Toad in the Hole

  • Prep Time

    10
  • Cook Time

    25
  • Serves

    2-4
Toad in the Hole

Ingredients

  • 2 ounces Plain Flour
  • 1 Egg
  • 3 fluid ounce Milk
  • 2 ounces Water
  • Salt & Peper
  • 2 tablespoons Oil or Fat
  • Package of Sausages (4 big ‘uns or lots of thin ‘uns – in The States, use bratwurst)

How to do it…

  1. Okay, turn up your oven, high. As high as it’ll go.
  2. Now, get out a tin pan. A TIN pan. This pan has to conduct heat, baby. Put the oil in the pan and put it in the oven, a middle rack will do and make sure there is plenty of clearance to the rack above and the top of the oven.
  3. Now get out a bowl. Sift the flour into the bowl. At this point, you are making the batter for another exquisite, yet simple, British culinary masterpiece, Yorkshire Pudding*. The recipe I have for this says make a well in the center, break egg into flour and beat, gradually incorporating the flour, milk, water and seasoning. I do not do that. I dump it all in, use a whisk and beat it up. Then, set it aside and let it “rest." I do not know what this resting business does but Nigella says to let it rest and I did that once and it was so much better! So, with your oil in the oven and your batter in your bowl, go off and do something for 15 minutes.
  4. Come back to put this together. This is where you have to be cautious and you have to be fast. MM (my ex) and I used to tag team this. He’s, no pun intended, the sausage man. I’m the batter babe.
  5. Using oven gloves, pull the pan out and put it on a hot plate or the like. The oil will be hot, it might even be cracklin’ hot. So be careful.
  6. Immediately pour the batter in. Obviously, it will also immediately start cooking. Once the batter is in, be ready with your sausages. Line them side by side down the middle of the pan so they aren’t touching. Now put that baby in the oven and cook for 20-30 minutes, until the pudding has risen around the sausages and is nutty brown. You want your sausages cooked but your pudding not over cooked. We have an fan assisted oven so this doesn’t take but 20 minutes, but for you, it might take longer.
  7. Pull it out, cut it up, serve it with mash, peas, edamame, boiled carrot, green beans, Brussel sprouts or whatever. This will be yummy, crispy Yorkshire Pud around the edges that is delicious bread goo around those succulent sausages. Not to be beat.

Notes

My dirty secret: My ex, Mark and I used to double the Yorkshire Pudding recipe and we'd eat this with nothing else. Try it. Pure yum!

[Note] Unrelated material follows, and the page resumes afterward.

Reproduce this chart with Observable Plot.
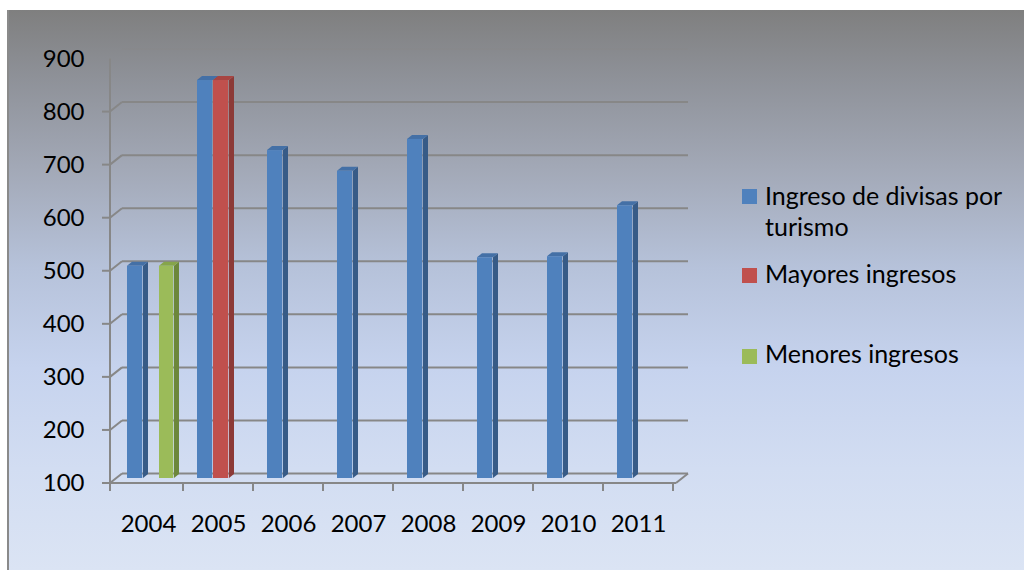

*Another reason I feel the British are geniuses is that the Brits call everything “pudding”. Yorkshire Pudding is bread. Dessert, the course of the meal, is called, generically, “pudding” (as in, “Mummy, what’s for pudding?”). Steak and Kidney Pudding is another meat/gravy/bread masterpiece with wet, sticky suet bread around the meat and it's steamed. If in doubt of what to eat on the British Isles, anything with the word “pudding” in it is an excellent choice. Though, you may be having dessert for your main course. Or a meat dish for dessert. Go with it! You won’t be disappointed.